December 23, 2024
Review

‘James Dean’ to air James Franco to portray icon Sunday on TNT

The hair. The hurt. The pout. The smirk.

Only James Franco, a wily 22-year-old actor best known for his turn in the 1999 NBC drama “Freaks and Geeks,” could have slipped so convincingly into James Dean’s rumpled sweater and khaki trousers.

Veteran screenwriter Israel Horovitz has hailed his cable TV movie, “James Dean,” premiering at 8 p.m. Sunday on TNT, as the fourth James Dean movie. That’s going too far, but it’s definitely worth a look, if only to savor Franco’s savvy portrayal of the movie icon who crashed his Porsche Spyder sports car on a California highway in 1955, frozen in death as the troubled Hollywood rebel. He was 24.

Brad Pitt, Leonardo DiCaprio and Stephen Dorff were among the hordes who read for the coveted role, but the relatively unknown Franco seemed a more logical choice, free of the baggage of titanic Hollywood hits.

Franco does his best with Mark Rydell’s uneven direction and a script by Horovitz that too often leaves the viewer asking, “Well, what happened next?” and dwells too heavily on Dean’s frantic attempts to win his father’s love. His lonely, brooding temperament most likely had many roots, and didn’t spring solely from paternal rejection.

“My mother made me promise to be an artist,” says Franco in a voiceover in the movie’s opening scene. “She taught me that imagination could take a person anywhere.
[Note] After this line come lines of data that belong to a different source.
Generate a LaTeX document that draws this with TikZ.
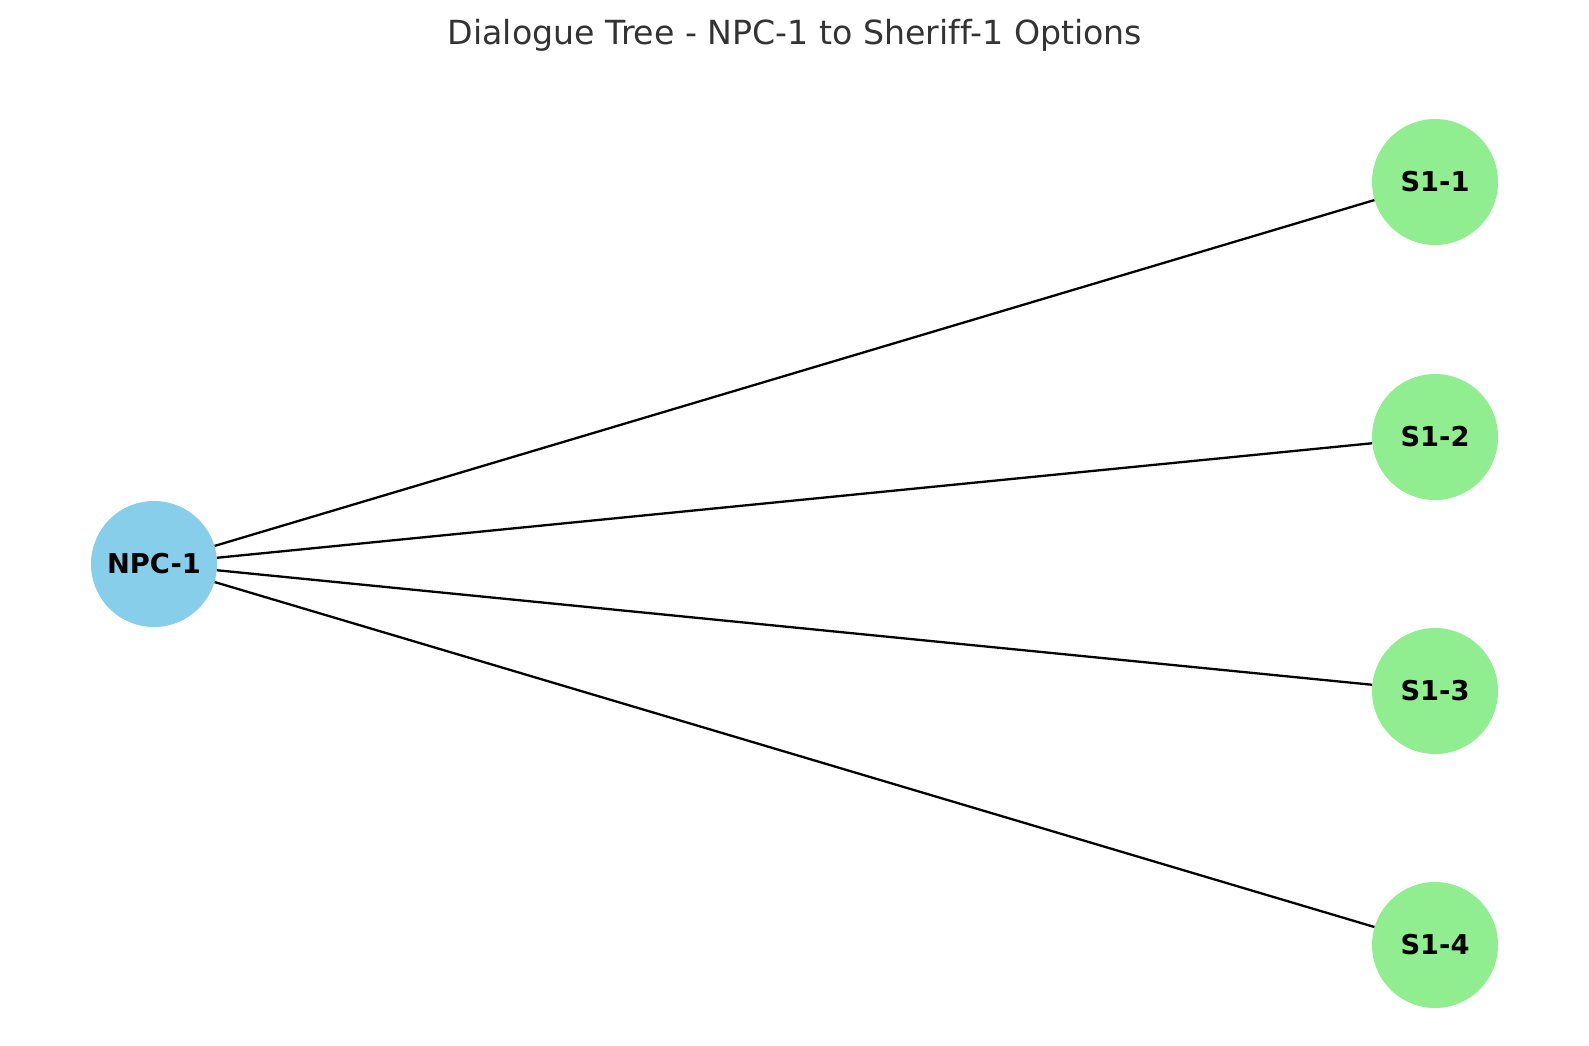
\documentclass[tikz,border=0pt]{standalone}
\usepackage{fontspec}
\setmainfont[Ligatures=NoCommon]{DejaVu Sans}
\definecolor{skyb}{HTML}{87CEEB}
\definecolor{lgreen}{HTML}{90EE90}
\definecolor{titlegray}{HTML}{333333}
\begin{document}
\begin{tikzpicture}[x=1pt,y=-1pt,
  npc/.style={circle,fill=skyb,minimum size=126pt,inner sep=0pt,font=\fontsize{27.3}{30}\selectfont\bfseries},
  opt/.style={circle,fill=lgreen,minimum size=126pt,inner sep=0pt,font=\fontsize{27.3}{30}\selectfont\bfseries},
  edge/.style={draw=black,line width=2.3pt}]
\useasboundingbox (0,0) rectangle (1589,1045);
\node[font=\fontsize{33.2}{38}\selectfont,text=titlegray] (title) at (795,35) {Dialogue Tree - NPC-1 to Sheriff-1 Options};
\node[npc] (n) at (154,564) {NPC-1};
\node[opt] (s1) at (1435,182) {S1-1};
\node[opt] (s2) at (1435,437) {S1-2};
\node[opt] (s3) at (1435,691) {S1-3};
\node[opt] (s4) at (1435,945) {S1-4};
\foreach \s in {s1,s2,s3,s4} \draw[edge] (n) -- (\s);
\end{tikzpicture}
\end{document}
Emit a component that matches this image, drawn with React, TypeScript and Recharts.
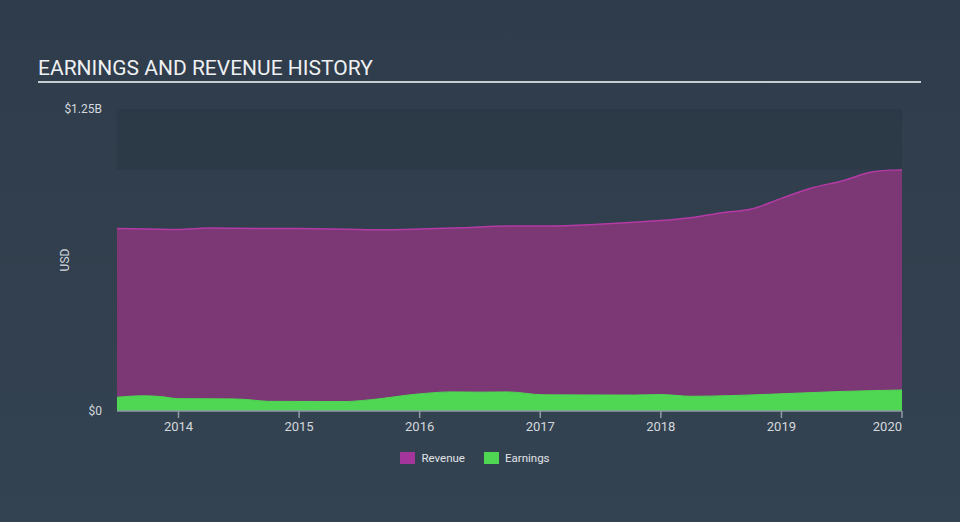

Mine took me from Indiana to Broadway to Hollywood. She was right.”

Franco’s voiceovers come and go like summer rain showers, but when they’re used, they reflect Dean’s drive to become a respected actor. But the swagger is there from the start, on the set of Elia Kazan’s movie classic, “East of Eden,” in which Dean blurts out to the classically trained actor, Raymond Massey (portrayed by Edward Herrmann), “This man can’t play my father, he’s too old. Get somebody else.” Of course, Massey stays and Dean is berated.

The story then flashes back to Santa Monica in 1939, where a 9-year-old Dean boards a train bearing his mother’s coffin. He is bound for Indiana, to be raised on a farm by his aunt and uncle.

Constant reminders of his father Winton’s (actor Michael Moriarty) abandonment soon wear thin. After getting stage and television work in New York, he returns to Hollywood to portray the troubled Cal in “Eden.” As he’s riding in Kazan’s (Enrico Colantoni) limousine, Dean asks to swing into his father’s driveway, only to be rejected once again.

Will Dean ever stop turning up on his doorstep? One of the movie’s strongest moments, however, borrows from the observatory scene in “Rebel Without a Cause,” when Winton and Jimmy meet in the Hollywood Hills and father finally tells son that he loves him, that he is proud of his career – and that another man probably fathered him. Franco’s pained expression suggests he’s not only lost a father, but a mother’s reputation as well.

Too often the movie starts a scene but jarringly, shifts to another. Movie, TV and stage auditions show Dean’s budding genius, so why not reveal what happened when he tries out for the legendary Actor’s Studio in New York? We’re told Kazan, Lee Strasburg and Cheryl Crawford would hear him read, but the scene is never shown.

To its credit, the movie shows Dean’s petulant side, such as his clashes with director George Stevens on the set of “Giant,” his final movie, and with many others in his life who meant him no harm. But, also in its favor, the film never shows the actor as mean-spirited, just temperamental and restless; a fragile flower ill prepared to deal with martinets like Warner (smartly portrayed by director Rydell), who at one point upbraids Dean for giving a magazine interview in which he hints at his bisexuality. Warner also demands that Dean stop sleeping with starlet Pier Angeli (Valentina Cervi), whose disapproving mother accuses the actor of child molestation.

Did all this really happen? One can only wonder, especially after reading the biopic’s disclaimer, “Most of this film was based on fact; some was an educated guess.”

So suspend your disbelief, and enjoy the ride. Like the icon himself, “James Dean” never promises that everything it tells is the gospel truth.